In a phone interview, Wagoner said the chamber has no opinion on the development and is not in the middle of the issue.

Holden said he hopes the development does not turn into an economic issue.

“I hope this does not turn into an economic issue,” said Holden. “This should not be decided by the dollar amount.”

Holden said that if developments were approved based on economics then none would ever be turned down.

The letter from Dougherty was also posted on the website www.noto500homes.com along with an “open letter” to the chamber members addressing points in Dougherty's letter.

The letter, signed Concerned Citizens of Platte County against Tomahawke Ridge, asks the chamber members to consider a few other points.

The first point the letter makes addresses the statement by Dougherty that the development has been “vilified in the local papers and among its immediate neighbors.” Dougherty also said the residents are trying to close the gate to Platte County for new residents.

“There are hundreds of empty lots available to be built on in the Platte City area and Platte County, no gate has been put up. No 'gate' has been put up in the area around the subdivision as the entire area has seen growth and for the last several years has followed our land use plan. Which is why so many people have moved to this area,” said the letter on the website.

The letter points out the development sits between Smithville and Platte City, and therefore many of the residents may spend their dollars in Smithville.

“This subdivision is so far away it is very close to being halfway to Smithville. With the traffic mentioned above, many people may find it easier to drive a minute longer to Clay County.”

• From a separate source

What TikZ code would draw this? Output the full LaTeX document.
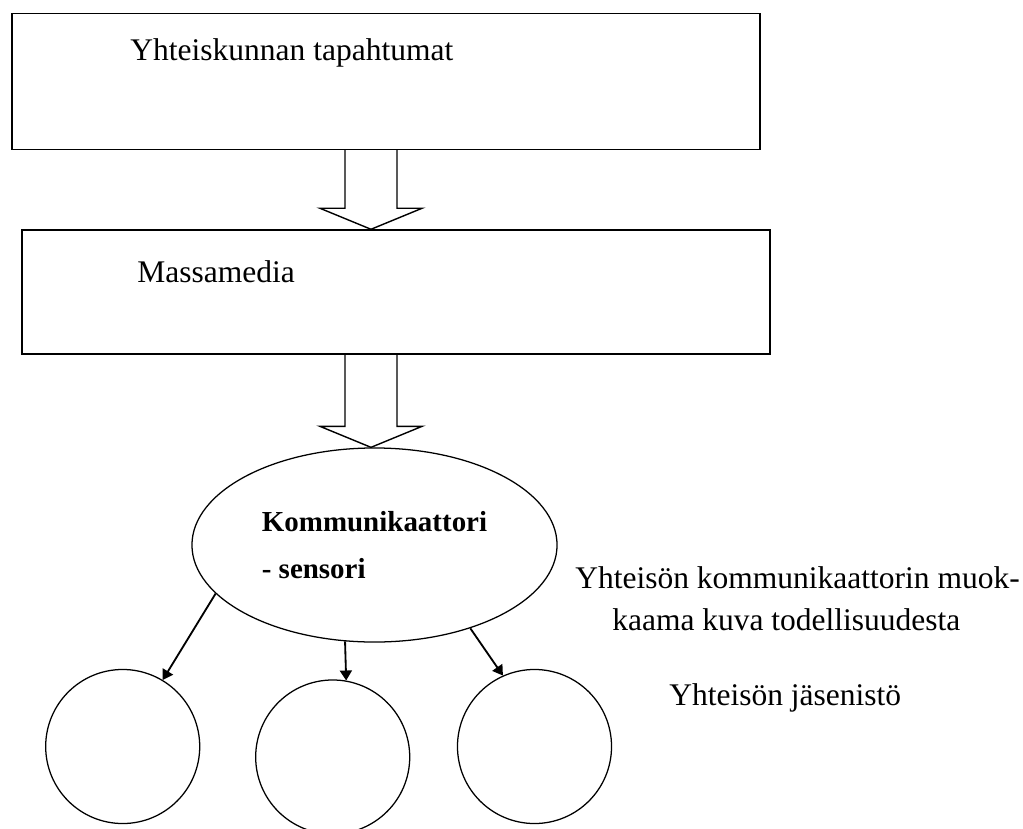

The letter from the concerned residents ends with a statement of why many people have moved to the Platte City area:

“Most of us moved to this area of Platte County for the good school with moderate sized class sizes, the beautiful area and lack of traffic hassles…We think our Planning and Zoning Staff have done a good job and our Commissioners have our county headed in the right direction for growth and safety. There is no place in this system for strong arm tactics so developers can make millions of dollars at the expense of others.”